[Saved entries]
▼

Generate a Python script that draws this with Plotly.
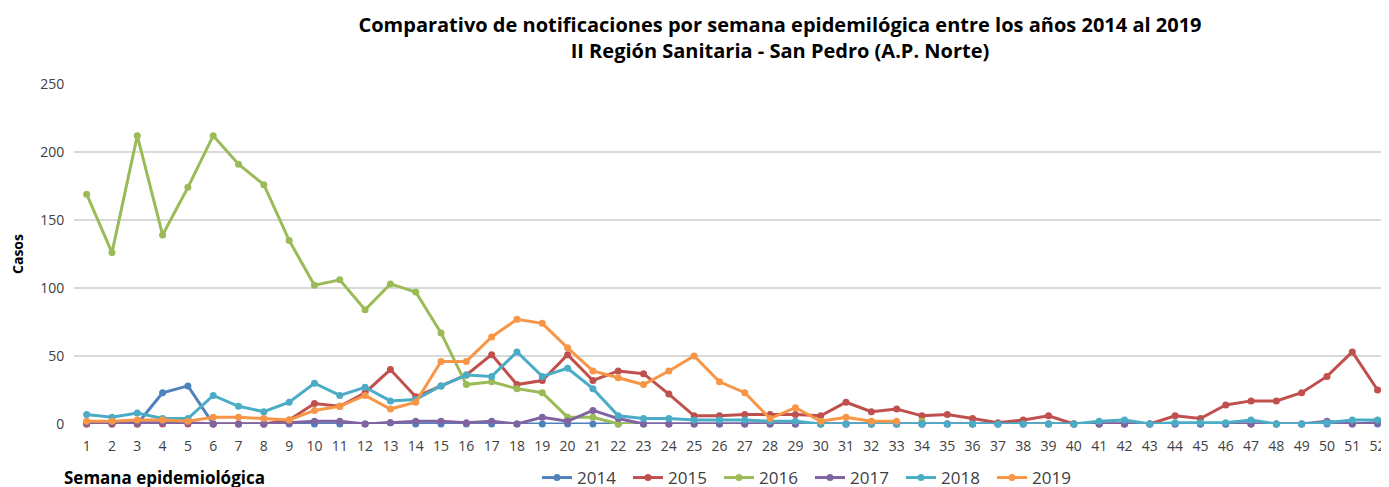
import plotly.graph_objects as go

weeks = list(range(1, 53))

y2014 = [0, 0, 0, 23, 28, 0, 0, 0, 0, 0, 0, 0, 1, 0, 0, 0, 0, 0, 0, 0, 0, 0, 0, 0, 0, 0,
         0, 0, 0, 0, 0, 0, 0, 0, 0, 0, 0, 0, 0, 0, 0, 0, 0, 0, 0, 0, 0, 0, 0, 0, 0, 0]
y2015 = [0, 0, 0, 0, 0, 0, 0, 0, 3, 15, 13, 23, 40, 20, 28, 36, 51, 29, 32, 51, 32, 39, 37, 22, 6, 6,
         7, 7, 7, 6, 16, 9, 11, 6, 7, 4, 1, 3, 6, 0, 0, 0, 0, 6, 4, 14, 17, 17, 23, 35, 53, 25]
y2016 = [169, 126, 212, 139, 174, 212, 191, 176, 135, 102, 106, 84, 103, 97, 67, 29, 31, 26, 23, 5, 5, 0,
         0, None, None, None, None, None, None, None, None, None, None, 2, None, None, None, None, None, None,
         None, None, None, None, None, None, 0, None, None, None, None, None]
y2017 = [1, 1, 1, 1, 1, 0, 0, 0, 1, 2, 2, 0, 1, 2, 2, 1, 2, 0, 5, 2, 10, 4, 0, 0, 0, 0,
         0, 0, 0, 0, 0, 0, 0, 0, 0, 0, 0, 0, 0, 0, 0, 0, 0, 0, 0, 0, 0, 0, 0, 2, 0, 1]
y2018 = [7, 5, 8, 4, 4, 21, 13, 9, 16, 30, 21, 27, 17, 18, 28, 36, 35, 53, 35, 41, 26, 6, 4, 4, 3, 3,
         3, 2, 2, 0, 0, 0, 0, 0, 0, 0, 0, 0, 0, 0, 2, 3, 0, 1, 1, 1, 3, 0, 0, 1, 3, 3]
y2019 = [2, 2, 3, 3, 2, 5, 5, 4, 3, 10, 13, 21, 11, 16, 46, 46, 64, 77, 74, 56, 39, 34, 29, 39, 50, 31,
         23, 4, 12, 2, 5, 2, 2, None, None, None, None, None, None, None, None, None, None, None, None, None,
         None, None, None, None, None, None]

series = [("2014", y2014, "#4F81BD"), ("2015", y2015, "#C0504D"), ("2016", y2016, "#9BBB59"),
          ("2017", y2017, "#8064A2"), ("2018", y2018, "#4BACC6"), ("2019", y2019, "#F79646")]

# page has an ~8px body margin; figure coordinates are image coordinates minus 8
OFF = 8
W, H = 1389, 487
L, T = 74 - OFF, 84 - OFF
B_img = 424
PW = 1315
PH = B_img - 84

fig = go.Figure()
for name, ys, col in series:
    fig.add_trace(go.Scatter(x=weeks, y=ys, name=name, mode="lines+markers",
                             line=dict(color=col, width=3), marker=dict(color=col, size=7),
                             cliponaxis=False))

fig.update_layout(
    width=W, height=H, paper_bgcolor="white", plot_bgcolor="white",
    margin=dict(l=L, r=W - L - PW, t=T, b=H - (B_img - OFF), autoexpand=False),
    font=dict(family="Open Sans, Noto Sans, sans-serif", size=13, color="#404040"),
    title=dict(text="<b>Comparativo de notificaciones por semana epidemilógica entre los años 2014 al 2019<br>II Región Sanitaria - San Pedro (A.P. Norte)</b>",
               x=(780 - OFF) / W, xanchor="center", y=1 - 24 / H, yanchor="top",
               font=dict(size=20, color="#000000")),
    showlegend=True,
    legend=dict(orientation="h", x=(537 - OFF - L) / PW, xanchor="left", y=-54 / PH, yanchor="middle",
                font=dict(size=17, color="#404040"), entrywidth=46, itemwidth=30,
                bgcolor="rgba(0,0,0,0)"),
)
fig.update_xaxes(range=[0.5, 52.45], tickmode="array", tickvals=weeks, ticktext=[str(w) for w in weeks],
                 showgrid=False, zeroline=False, showline=False, ticks="outside", ticklen=9,
                 tickcolor="rgba(0,0,0,0)", automargin=False,
                 tickfont=dict(size=14, color="#404040"))
fig.update_yaxes(range=[0, 250], tickvals=[0, 50, 100, 150, 200, 250], showgrid=True,
                 gridcolor="#D9D9D9", gridwidth=1.5, zeroline=False, showline=False,
                 ticks="outside", ticklen=6, tickcolor="rgba(0,0,0,0)",
                 automargin=False, tickfont=dict(size=14, color="#404040"),
                 title=dict(text="<b>Casos</b>", font=dict(size=14, color="#000000"), standoff=24))
fig.add_annotation(text="<b>Semana epidemiológica</b>", xref="paper", yref="paper",
                   x=(62 - OFF - L) / PW, y=-54 / PH, xanchor="left", yanchor="middle",
                   showarrow=False, font=dict(size=17, color="#000000"))

fig.write_html("out.html")
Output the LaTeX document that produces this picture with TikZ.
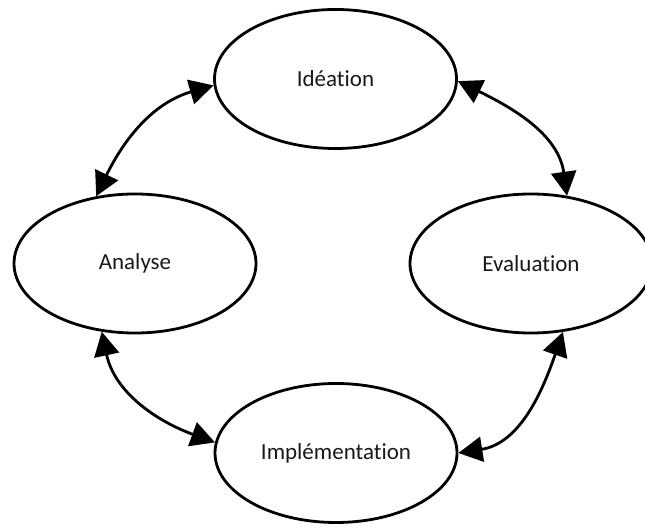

▲

Work to be completed.
Write out all the records again, exactly, minus any pictures.

Result of this exercise.
Generate a Python script that draws this with Plotly.
import plotly.graph_objects as go

weeks = list(range(1, 53))

y2014 = [0, 0, 0, 23, 28, 0, 0, 0, 0, 0, 0, 0, 1, 0, 0, 0, 0, 0, 0, 0, 0, 0, 0, 0, 0, 0,
         0, 0, 0, 0, 0, 0, 0, 0, 0, 0, 0, 0, 0, 0, 0, 0, 0, 0, 0, 0, 0, 0, 0, 0, 0, 0]
y2015 = [0, 0, 0, 0, 0, 0, 0, 0, 3, 15, 13, 23, 40, 20, 28, 36, 51, 29, 32, 51, 32, 39, 37, 22, 6, 6,
         7, 7, 7, 6, 16, 9, 11, 6, 7, 4, 1, 3, 6, 0, 0, 0, 0, 6, 4, 14, 17, 17, 23, 35, 53, 25]
y2016 = [169, 126, 212, 139, 174, 212, 191, 176, 135, 102, 106, 84, 103, 97, 67, 29, 31, 26, 23, 5, 5, 0,
         0, None, None, None, None, None, None, None, None, None, None, 2, None, None, None, None, None, None,
         None, None, None, None, None, None, 0, None, None, None, None, None]
y2017 = [1, 1, 1, 1, 1, 0, 0, 0, 1, 2, 2, 0, 1, 2, 2, 1, 2, 0, 5, 2, 10, 4, 0, 0, 0, 0,
         0, 0, 0, 0, 0, 0, 0, 0, 0, 0, 0, 0, 0, 0, 0, 0, 0, 0, 0, 0, 0, 0, 0, 2, 0, 1]
y2018 = [7, 5, 8, 4, 4, 21, 13, 9, 16, 30, 21, 27, 17, 18, 28, 36, 35, 53, 35, 41, 26, 6, 4, 4, 3, 3,
         3, 2, 2, 0, 0, 0, 0, 0, 0, 0, 0, 0, 0, 0, 2, 3, 0, 1, 1, 1, 3, 0, 0, 1, 3, 3]
y2019 = [2, 2, 3, 3, 2, 5, 5, 4, 3, 10, 13, 21, 11, 16, 46, 46, 64, 77, 74, 56, 39, 34, 29, 39, 50, 31,
         23, 4, 12, 2, 5, 2, 2, None, None, None, None, None, None, None, None, None, None, None, None, None,
         None, None, None, None, None, None]

series = [("2014", y2014, "#4F81BD"), ("2015", y2015, "#C0504D"), ("2016", y2016, "#9BBB59"),
          ("2017", y2017, "#8064A2"), ("2018", y2018, "#4BACC6"), ("2019", y2019, "#F79646")]

# page has an ~8px body margin; figure coordinates are image coordinates minus 8
OFF = 8
W, H = 1389, 487
L, T = 74 - OFF, 84 - OFF
B_img = 424
PW = 1315
PH = B_img - 84

fig = go.Figure()
for name, ys, col in series:
    fig.add_trace(go.Scatter(x=weeks, y=ys, name=name, mode="lines+markers",
                             line=dict(color=col, width=3), marker=dict(color=col, size=7),
                             cliponaxis=False))

fig.update_layout(
    width=W, height=H, paper_bgcolor="white", plot_bgcolor="white",
    margin=dict(l=L, r=W - L - PW, t=T, b=H - (B_img - OFF), autoexpand=False),
    font=dict(family="Open Sans, Noto Sans, sans-serif", size=13, color="#404040"),
    title=dict(text="<b>Comparativo de notificaciones por semana epidemilógica entre los años 2014 al 2019<br>II Región Sanitaria - San Pedro (A.P. Norte)</b>",
               x=(780 - OFF) / W, xanchor="center", y=1 - 24 / H, yanchor="top",
               font=dict(size=20, color="#000000")),
    showlegend=True,
    legend=dict(orientation="h", x=(537 - OFF - L) / PW, xanchor="left", y=-54 / PH, yanchor="middle",
                font=dict(size=17, color="#404040"), entrywidth=46, itemwidth=30,
                bgcolor="rgba(0,0,0,0)"),
)
fig.update_xaxes(range=[0.5, 52.45], tickmode="array", tickvals=weeks, ticktext=[str(w) for w in weeks],
                 showgrid=False, zeroline=False, showline=False, ticks="outside", ticklen=9,
                 tickcolor="rgba(0,0,0,0)", automargin=False,
                 tickfont=dict(size=14, color="#404040"))
fig.update_yaxes(range=[0, 250], tickvals=[0, 50, 100, 150, 200, 250], showgrid=True,
                 gridcolor="#D9D9D9", gridwidth=1.5, zeroline=False, showline=False,
                 ticks="outside", ticklen=6, tickcolor="rgba(0,0,0,0)",
                 automargin=False, tickfont=dict(size=14, color="#404040"),
                 title=dict(text="<b>Casos</b>", font=dict(size=14, color="#000000"), standoff=24))
fig.add_annotation(text="<b>Semana epidemiológica</b>", xref="paper", yref="paper",
                   x=(62 - OFF - L) / PW, y=-54 / PH, xanchor="left", yanchor="middle",
                   showarrow=False, font=dict(size=17, color="#000000"))

fig.write_html("out.html")
Output the LaTeX document that produces this picture with TikZ.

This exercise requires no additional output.